**TASK DESCRIPTION:**
Transcribe the full listing exactly, and drop every picture.

____ COLLECTED DATA

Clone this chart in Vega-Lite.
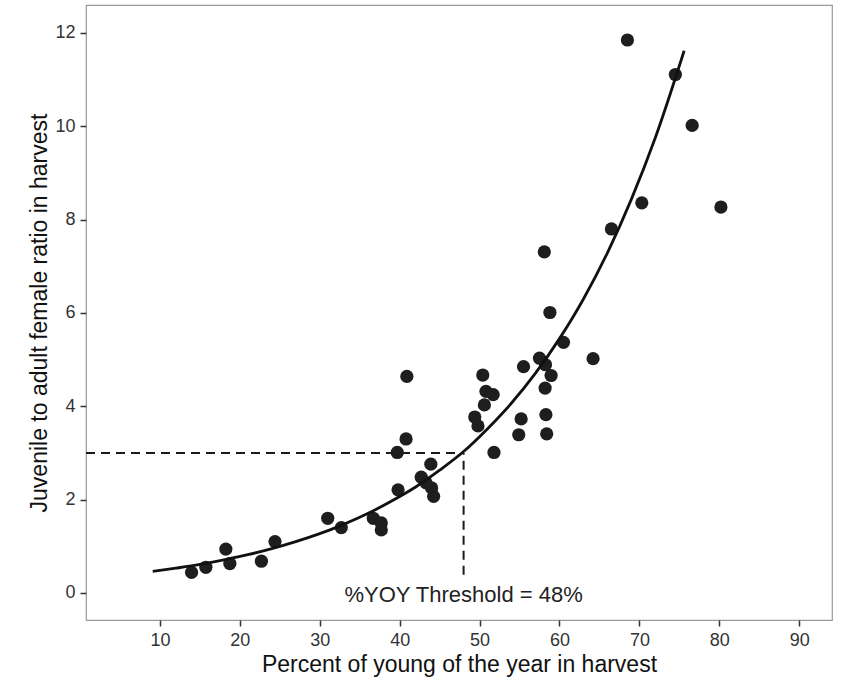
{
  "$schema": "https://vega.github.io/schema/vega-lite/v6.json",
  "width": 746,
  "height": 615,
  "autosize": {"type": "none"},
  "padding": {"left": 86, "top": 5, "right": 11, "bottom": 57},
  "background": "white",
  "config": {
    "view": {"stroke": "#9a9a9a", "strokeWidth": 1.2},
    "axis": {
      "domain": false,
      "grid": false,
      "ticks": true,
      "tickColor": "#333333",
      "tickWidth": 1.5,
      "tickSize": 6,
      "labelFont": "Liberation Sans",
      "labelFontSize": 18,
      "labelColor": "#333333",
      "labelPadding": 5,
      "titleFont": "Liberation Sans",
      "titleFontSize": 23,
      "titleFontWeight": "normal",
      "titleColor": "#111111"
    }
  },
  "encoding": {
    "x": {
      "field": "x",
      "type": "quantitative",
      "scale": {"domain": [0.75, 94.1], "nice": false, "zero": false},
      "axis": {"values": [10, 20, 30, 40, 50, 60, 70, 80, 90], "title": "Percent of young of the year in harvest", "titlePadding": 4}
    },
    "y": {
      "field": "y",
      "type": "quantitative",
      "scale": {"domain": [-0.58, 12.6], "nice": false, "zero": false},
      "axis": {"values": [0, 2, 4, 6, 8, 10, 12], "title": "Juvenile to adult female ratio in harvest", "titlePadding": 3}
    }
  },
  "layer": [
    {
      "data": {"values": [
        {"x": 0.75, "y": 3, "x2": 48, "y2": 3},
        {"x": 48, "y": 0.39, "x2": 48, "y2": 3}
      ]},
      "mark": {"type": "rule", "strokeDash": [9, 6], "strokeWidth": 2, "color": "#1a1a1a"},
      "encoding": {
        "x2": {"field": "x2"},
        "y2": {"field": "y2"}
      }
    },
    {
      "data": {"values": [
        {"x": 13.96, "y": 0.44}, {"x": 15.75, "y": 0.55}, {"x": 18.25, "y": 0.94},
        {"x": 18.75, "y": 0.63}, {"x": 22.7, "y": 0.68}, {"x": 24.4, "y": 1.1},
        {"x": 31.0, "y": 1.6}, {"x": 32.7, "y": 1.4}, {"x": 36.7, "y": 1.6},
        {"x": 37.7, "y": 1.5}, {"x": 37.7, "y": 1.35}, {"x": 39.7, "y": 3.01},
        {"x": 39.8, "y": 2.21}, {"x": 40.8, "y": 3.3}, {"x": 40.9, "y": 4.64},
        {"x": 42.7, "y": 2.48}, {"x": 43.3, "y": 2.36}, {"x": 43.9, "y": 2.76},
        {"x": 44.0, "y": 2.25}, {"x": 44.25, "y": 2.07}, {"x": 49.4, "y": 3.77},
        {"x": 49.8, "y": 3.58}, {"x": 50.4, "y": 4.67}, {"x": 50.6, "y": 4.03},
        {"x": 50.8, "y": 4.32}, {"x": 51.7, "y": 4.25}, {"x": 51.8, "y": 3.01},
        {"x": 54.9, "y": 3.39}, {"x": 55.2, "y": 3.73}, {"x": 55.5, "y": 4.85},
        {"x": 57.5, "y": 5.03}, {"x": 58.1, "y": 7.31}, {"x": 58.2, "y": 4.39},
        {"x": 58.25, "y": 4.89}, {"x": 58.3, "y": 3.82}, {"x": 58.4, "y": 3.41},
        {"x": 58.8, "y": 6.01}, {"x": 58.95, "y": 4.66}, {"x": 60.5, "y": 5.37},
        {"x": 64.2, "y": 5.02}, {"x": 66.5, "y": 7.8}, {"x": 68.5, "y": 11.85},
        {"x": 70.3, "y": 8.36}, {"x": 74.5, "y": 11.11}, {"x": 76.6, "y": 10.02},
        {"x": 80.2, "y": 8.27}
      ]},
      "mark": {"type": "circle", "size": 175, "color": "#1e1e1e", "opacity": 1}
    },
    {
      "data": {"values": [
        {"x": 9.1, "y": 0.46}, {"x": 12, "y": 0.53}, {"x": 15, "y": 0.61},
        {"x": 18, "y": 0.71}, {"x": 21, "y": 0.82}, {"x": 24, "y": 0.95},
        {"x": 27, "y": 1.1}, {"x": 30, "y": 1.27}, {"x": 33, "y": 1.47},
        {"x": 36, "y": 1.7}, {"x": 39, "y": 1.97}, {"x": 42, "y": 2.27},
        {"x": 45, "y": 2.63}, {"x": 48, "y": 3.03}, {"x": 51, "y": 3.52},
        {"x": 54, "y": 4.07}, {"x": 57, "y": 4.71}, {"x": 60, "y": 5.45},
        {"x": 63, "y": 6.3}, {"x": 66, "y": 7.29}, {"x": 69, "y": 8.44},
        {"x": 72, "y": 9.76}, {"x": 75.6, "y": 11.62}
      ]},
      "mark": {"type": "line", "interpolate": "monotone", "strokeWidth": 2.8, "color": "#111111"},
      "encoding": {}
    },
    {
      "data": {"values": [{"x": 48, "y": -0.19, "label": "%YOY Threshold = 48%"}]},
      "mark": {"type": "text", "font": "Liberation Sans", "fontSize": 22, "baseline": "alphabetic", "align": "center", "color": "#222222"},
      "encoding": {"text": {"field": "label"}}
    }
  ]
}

________

**SOLUTION BELOW:**
Clone this chart in Vega-Lite.
{
  "$schema": "https://vega.github.io/schema/vega-lite/v6.json",
  "width": 746,
  "height": 615,
  "autosize": {"type": "none"},
  "padding": {"left": 86, "top": 5, "right": 11, "bottom": 57},
  "background": "white",
  "config": {
    "view": {"stroke": "#9a9a9a", "strokeWidth": 1.2},
    "axis": {
      "domain": false,
      "grid": false,
      "ticks": true,
      "tickColor": "#333333",
      "tickWidth": 1.5,
      "tickSize": 6,
      "labelFont": "Liberation Sans",
      "labelFontSize": 18,
      "labelColor": "#333333",
      "labelPadding": 5,
      "titleFont": "Liberation Sans",
      "titleFontSize": 23,
      "titleFontWeight": "normal",
      "titleColor": "#111111"
    }
  },
  "encoding": {
    "x": {
      "field": "x",
      "type": "quantitative",
      "scale": {"domain": [0.75, 94.1], "nice": false, "zero": false},
      "axis": {"values": [10, 20, 30, 40, 50, 60, 70, 80, 90], "title": "Percent of young of the year in harvest", "titlePadding": 4}
    },
    "y": {
      "field": "y",
      "type": "quantitative",
      "scale": {"domain": [-0.58, 12.6], "nice": false, "zero": false},
      "axis": {"values": [0, 2, 4, 6, 8, 10, 12], "title": "Juvenile to adult female ratio in harvest", "titlePadding": 3}
    }
  },
  "layer": [
    {
      "data": {"values": [
        {"x": 0.75, "y": 3, "x2": 48, "y2": 3},
        {"x": 48, "y": 0.39, "x2": 48, "y2": 3}
      ]},
      "mark": {"type": "rule", "strokeDash": [9, 6], "strokeWidth": 2, "color": "#1a1a1a"},
      "encoding": {
        "x2": {"field": "x2"},
        "y2": {"field": "y2"}
      }
    },
    {
      "data": {"values": [
        {"x": 13.96, "y": 0.44}, {"x": 15.75, "y": 0.55}, {"x": 18.25, "y": 0.94},
        {"x": 18.75, "y": 0.63}, {"x": 22.7, "y": 0.68}, {"x": 24.4, "y": 1.1},
        {"x": 31.0, "y": 1.6}, {"x": 32.7, "y": 1.4}, {"x": 36.7, "y": 1.6},
        {"x": 37.7, "y": 1.5}, {"x": 37.7, "y": 1.35}, {"x": 39.7, "y": 3.01},
        {"x": 39.8, "y": 2.21}, {"x": 40.8, "y": 3.3}, {"x": 40.9, "y": 4.64},
        {"x": 42.7, "y": 2.48}, {"x": 43.3, "y": 2.36}, {"x": 43.9, "y": 2.76},
        {"x": 44.0, "y": 2.25}, {"x": 44.25, "y": 2.07}, {"x": 49.4, "y": 3.77},
        {"x": 49.8, "y": 3.58}, {"x": 50.4, "y": 4.67}, {"x": 50.6, "y": 4.03},
        {"x": 50.8, "y": 4.32}, {"x": 51.7, "y": 4.25}, {"x": 51.8, "y": 3.01},
        {"x": 54.9, "y": 3.39}, {"x": 55.2, "y": 3.73}, {"x": 55.5, "y": 4.85},
        {"x": 57.5, "y": 5.03}, {"x": 58.1, "y": 7.31}, {"x": 58.2, "y": 4.39},
        {"x": 58.25, "y": 4.89}, {"x": 58.3, "y": 3.82}, {"x": 58.4, "y": 3.41},
        {"x": 58.8, "y": 6.01}, {"x": 58.95, "y": 4.66}, {"x": 60.5, "y": 5.37},
        {"x": 64.2, "y": 5.02}, {"x": 66.5, "y": 7.8}, {"x": 68.5, "y": 11.85},
        {"x": 70.3, "y": 8.36}, {"x": 74.5, "y": 11.11}, {"x": 76.6, "y": 10.02},
        {"x": 80.2, "y": 8.27}
      ]},
      "mark": {"type": "circle", "size": 175, "color": "#1e1e1e", "opacity": 1}
    },
    {
      "data": {"values": [
        {"x": 9.1, "y": 0.46}, {"x": 12, "y": 0.53}, {"x": 15, "y": 0.61},
        {"x": 18, "y": 0.71}, {"x": 21, "y": 0.82}, {"x": 24, "y": 0.95},
        {"x": 27, "y": 1.1}, {"x": 30, "y": 1.27}, {"x": 33, "y": 1.47},
        {"x": 36, "y": 1.7}, {"x": 39, "y": 1.97}, {"x": 42, "y": 2.27},
        {"x": 45, "y": 2.63}, {"x": 48, "y": 3.03}, {"x": 51, "y": 3.52},
        {"x": 54, "y": 4.07}, {"x": 57, "y": 4.71}, {"x": 60, "y": 5.45},
        {"x": 63, "y": 6.3}, {"x": 66, "y": 7.29}, {"x": 69, "y": 8.44},
        {"x": 72, "y": 9.76}, {"x": 75.6, "y": 11.62}
      ]},
      "mark": {"type": "line", "interpolate": "monotone", "strokeWidth": 2.8, "color": "#111111"},
      "encoding": {}
    },
    {
      "data": {"values": [{"x": 48, "y": -0.19, "label": "%YOY Threshold = 48%"}]},
      "mark": {"type": "text", "font": "Liberation Sans", "fontSize": 22, "baseline": "alphabetic", "align": "center", "color": "#222222"},
      "encoding": {"text": {"field": "label"}}
    }
  ]
}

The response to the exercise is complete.